* _EXERCISE PROMPT_:
Leaving out all pictures, please print only the lines from the one containing "Give me the matplotlib source for this chart." through the one containing "91, 98, 100])".

== STORED ROWS ==

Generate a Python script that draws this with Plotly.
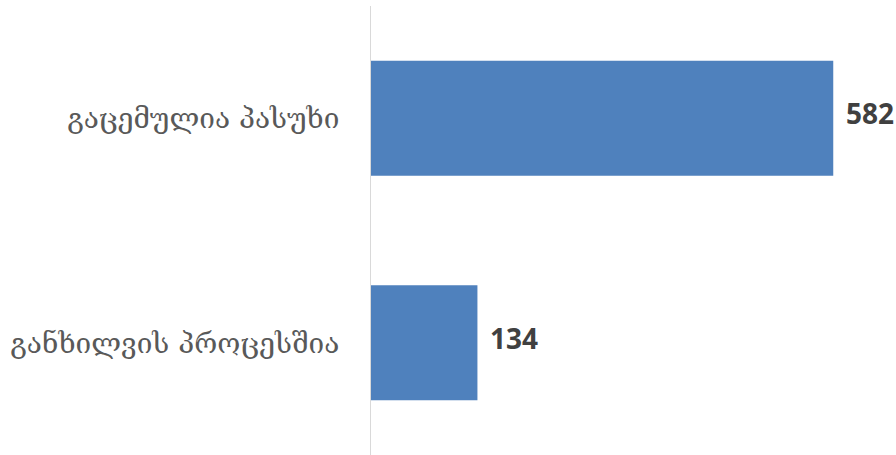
import plotly.graph_objects as go

# Application status counts
categories = ["გაცემულია პასუხი", "განხილვის პროცესშია"]
values = [582, 134]

bar_color = "#4F81BD"
label_color = "#595959"
value_color = "#404040"

fig = go.Figure(
    go.Bar(
        x=values,
        y=categories,
        orientation="h",
        marker=dict(color=bar_color, line=dict(width=0)),
        hoverinfo="x+y",
    )
)

# Value labels just to the right of each bar end
for cat, val in zip(categories, values):
    fig.add_annotation(
        x=val,
        y=cat,
        text=f"<b>{val}</b>",
        showarrow=False,
        xanchor="left",
        xshift=11,
        yshift=5,
        font=dict(family="Open Sans", size=28, color=value_color),
    )

fig.update_layout(
    width=896,
    height=455,
    margin=dict(l=371, r=0, t=6, b=0, autoexpand=False),
    paper_bgcolor="white",
    plot_bgcolor="white",
    bargap=0.488,
    showlegend=False,
    xaxis=dict(
        range=[0, 661],
        visible=False,
        showgrid=False,
        zeroline=False,
    ),
    yaxis=dict(
        autorange="reversed",
        automargin=False,
        showline=True,
        linecolor="#D9D9D9",
        linewidth=1,
        showgrid=False,
        ticks="",
        ticklabelstandoff=25,
        tickfont=dict(family="DejaVu Serif", size=28, color=label_color),
    ),
)

fig.write_html("out.html")
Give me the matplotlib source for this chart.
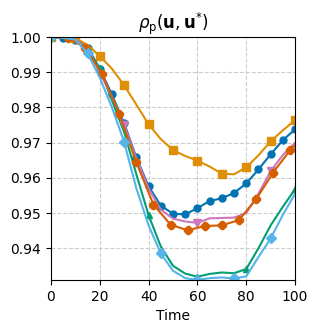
import numpy as np
import matplotlib.pyplot as plt

# DATA

t5 = np.arange(0, 101, 5)
t7 = np.array([0, 7, 14, 21, 28, 35, 42, 49, 56, 63, 70, 77, 84, 91, 98, 100])

rho_blue = [1.0, 0.9996, 0.9992, 0.9970, 0.9910, 0.9837, 0.9755, 0.9658, 0.9576,
            0.9521, 0.9498, 0.9496, 0.9514, 0.9534, 0.9542, 0.9557, 0.9584, 0.9624,
            0.9667, 0.9707, 0.9738]
rho_orange = [1.0, 0.9999, 0.9997, 0.9978, 0.9946, 0.9910, 0.9863, 0.9808, 0.9752,
              0.9710, 0.9679, 0.9662, 0.9649, 0.9632, 0.9612, 0.9610, 0.9630, 0.9664,
              0.9704, 0.9735, 0.9764]
rho_green = [1.0, 0.9998, 0.9993, 0.9968, 0.9911, 0.9820, 0.9730, 0.9610, 0.9494,
             0.9405, 0.9350, 0.9328, 0.9319, 0.9327, 0.9331, 0.9329, 0.9341, 0.9400,
             0.9465, 0.9518, 0.9568]
rho_lblue = [1.0, 0.9998, 0.9993, 0.9954, 0.9885, 0.9800, 0.9702, 0.9570, 0.9465,
             0.9385, 0.9336, 0.9315, 0.9310, 0.9315, 0.9317, 0.9314, 0.9320, 0.9375,
             0.9428, 0.9495, 0.9555]
rho_pink = [1.0, 0.9998, 0.9993, 0.9965, 0.9900, 0.9830, 0.9750, 0.9655, 0.9570,
            0.9510, 0.9484, 0.9476, 0.9472, 0.9485, 0.9486, 0.9487, 0.9500, 0.9555,
            0.9619, 0.9665, 0.9700]
rho_red = [1.0, 0.9997, 0.9970, 0.9895, 0.9781, 0.9644, 0.9524, 0.9467, 0.9451,
           0.9463, 0.9465, 0.9480, 0.9539, 0.9615, 0.9679, 0.9692]

# PLOT

fig = plt.figure(figsize=(3.18, 3.34), dpi=100)
ax = fig.add_axes([0.160, 0.162, 0.768, 0.727])

ax.plot(t5, rho_blue, 'o-', color='#0173b2', ms=5, lw=1.5, markevery=1)
ax.plot(t5, rho_orange, 's-', color='#de8f05', ms=6, lw=1.5, markevery=2)
ax.plot(t5, rho_green, '^-', color='#029e73', ms=5, lw=1.5, markevery=4)
ax.plot(t5, rho_pink, 'v-', color='#cc78bc', ms=6, lw=1.5, markevery=6)
ax.plot(t7, rho_red, '8-', color='#d55e00', ms=5.5, lw=1.5, markevery=slice(0, 15))
ax.plot(t5, rho_lblue, 'D-', color='#56b4e9', ms=5, lw=1.5, markevery=3)

ax.set_xlim(0, 100)
ax.set_ylim(0.931, 1.0)
ax.set_xticks(np.arange(0, 101, 20))
ax.set_yticks(np.arange(0.94, 1.001, 0.01))
ax.yaxis.set_major_formatter(plt.FormatStrFormatter('%.2f'))
ax.grid(True, linestyle='--', color='#cccccc', lw=0.8)
ax.set_xlabel("Time")
ax.set_title(r'$\rho_{\mathrm{p}}(\mathbf{u}, \mathbf{u}^{*})$', fontsize=12)

fig.savefig("out.png", dpi=100)
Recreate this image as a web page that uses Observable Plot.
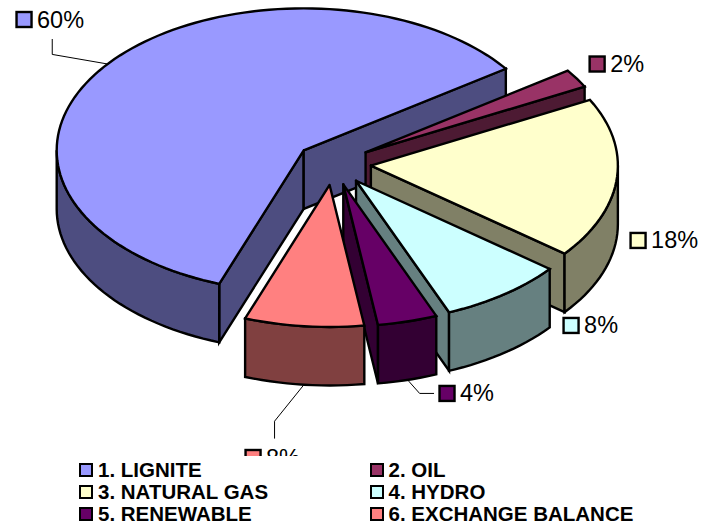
<!DOCTYPE html>
<html>
<head>
<meta charset="utf-8">
<script src="https://cdn.jsdelivr.net/npm/d3@7"></script>
<script src="https://cdn.jsdelivr.net/npm/@observablehq/plot@0.6"></script>
<style>
html,body{margin:0;padding:0;background:#fff;}
#legend{position:relative;width:704px;height:72px;font:bold 20.5px "Liberation Sans",Arial,sans-serif;color:#000;}
#legend .item{position:absolute;display:flex;align-items:center;height:22px;white-space:nowrap;}
#legend .sw{box-sizing:border-box;width:14px;height:14px;border:2px solid #000;margin-right:5px;}
</style>
</head>
<body>
<div id="chart"></div>
<div id="legend"></div>
<script>
// ---- data ----
const categories = ["1. LIGNITE", "2. OIL", "3. NATURAL GAS", "4. HYDRO", "5. RENEWABLE", "6. EXCHANGE BALANCE"];
const shares = [59.7, 2.1, 18.3, 8.2, 3.9, 7.8];
const shareLabels = ["60%", "2%", "18%", "8%", "4%", "8%"];
const topColors = ["#9999FF", "#993366", "#FFFFCC", "#CCFFFF", "#660066", "#FF8080"];
const sideColors = ["#4D4D80", "#4D1A33", "#808066", "#668080", "#330033", "#804040"];

// ---- pie layout ----
const W = 704, H = 456;
const cx = 333, cy = 163, rx = 247, ry = 142, depth = 58.5, explode = 0.152, startDeg = -160;
// label placement relative to each slice's outer rim midpoint
const labelLayout = [
  {sx: -90.6, sy: -44, leader: [[-55.4, -9.6], [-55.4, -24.6]]},
  {sx: 13.5, sy: -14},
  {sx: 14.3, sy: 62},
  {sx: 59.8, sy: 31.6},
  {sx: 32.4, sy: 14, front: true, leader: [[12, 13.5], [26, 13.5]]},
  {sx: -57.9, sy: 73.3, front: true, leader: [[-29.4, 36.5], [-29.4, 53.5]]}
];

const rad = d => d * Math.PI / 180;
let acc = startDeg;
const slices = shares.map((v, i) => {
  const t0 = acc, t1 = acc + v * 3.6;
  acc = t1;
  const mid = rad((t0 + t1) / 2);
  const ax = cx + explode * rx * Math.sin(mid);
  const ay = cy - explode * ry * Math.cos(mid);
  const at = d => [ax + rx * Math.sin(rad(d)), ay - ry * Math.cos(rad(d))];
  return {i, t0, t1, ax, ay, at, midDeg: (t0 + t1) / 2};
});
const arc = (s, a, b) => {
  const ds = d3.range(a, b, 2);
  ds.push(b);
  return ds.map(s.at);
};
const down = p => [p[0], p[1] + depth];
const poly = (pts, fill, sw = 2.4) => Plot.line([...pts, pts[0]], {
  x: d => d[0], y: d => d[1], fill, stroke: "#000", strokeWidth: sw,
  strokeLinejoin: "miter", strokeMiterlimit: 8, curve: "linear"
});

const marks = [];
// slices, back to front
for (const s of slices) {
  const side = sideColors[s.i];
  const apex = [s.ax, s.ay];
  if (Math.sin(rad(s.t0)) < 0) {
    const r = s.at(s.t0);
    marks.push(poly([apex, r, down(r), down(apex)], side));
  }
  if (Math.sin(rad(s.t1)) > 0) {
    const r = s.at(s.t1);
    marks.push(poly([apex, r, down(r), down(apex)], side));
  }
  // outer wall: the front part of the rim only (90..270 degrees)
  for (const k of [0, 360, -360]) {
    const a = Math.max(s.t0 + k, 90), b = Math.min(s.t1 + k, 270);
    if (b > a) {
      const rim = arc(s, a, b);
      marks.push(poly([...rim, ...rim.slice().reverse().map(down)], side));
    }
  }
  marks.push(poly([apex, ...arc(s, s.t0, s.t1)], topColors[s.i]));
}
// labels and leaders
for (const s of slices) {
  const lay = labelLayout[s.i];
  let m = s.at(s.midDeg);
  if (lay.front) m = down(m);
  const lx = m[0] + lay.sx, ly = m[1] + lay.sy;
  if (lay.leader) {
    const pts = [m, ...lay.leader.map(o => [m[0] + o[0], m[1] + o[1]])];
    marks.push(Plot.line(pts, {x: d => d[0], y: d => d[1], stroke: "#000", strokeWidth: 1, curve: "linear"}));
  }
  marks.push(Plot.rect([{x: lx, y: ly}], {
    x1: d => d.x, x2: d => d.x + 15, y1: d => d.y - 7.5, y2: d => d.y + 7.5,
    fill: topColors[s.i], stroke: "#000", strokeWidth: 2.4
  }));
  marks.push(Plot.text([{x: lx + 20, y: ly, t: shareLabels[s.i]}], {
    x: "x", y: "y", text: "t", textAnchor: "start", lineAnchor: "middle",
    fontSize: 23.5, fontFamily: "Liberation Sans", fill: "#000"
  }));
}

const chart = Plot.plot({
  width: W, height: H, margin: 0,
  x: {domain: [0, W], range: [0, W], axis: null},
  y: {domain: [0, H], range: [0, H], axis: null},
  marks
});
document.getElementById("chart").appendChild(chart);

// ---- legend ----
const legend = document.getElementById("legend");
categories.forEach((c, i) => {
  const el = document.createElement("div");
  el.className = "item";
  el.style.left = (i % 2 ? 369.5 : 79) + "px";
  el.style.top = (3 + Math.floor(i / 2) * 22) + "px";
  const sw = document.createElement("span");
  sw.className = "sw";
  sw.style.background = topColors[i];
  const tx = document.createElement("span");
  tx.textContent = c;
  el.append(sw, tx);
  legend.appendChild(el);
});
</script>
</body>
</html>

===

* _EXPECTED OUTPUT_:
Give me the matplotlib source for this chart.
import numpy as np
import matplotlib.pyplot as plt

# DATA

t5 = np.arange(0, 101, 5)
t7 = np.array([0, 7, 14, 21, 28, 35, 42, 49, 56, 63, 70, 77, 84, 91, 98, 100])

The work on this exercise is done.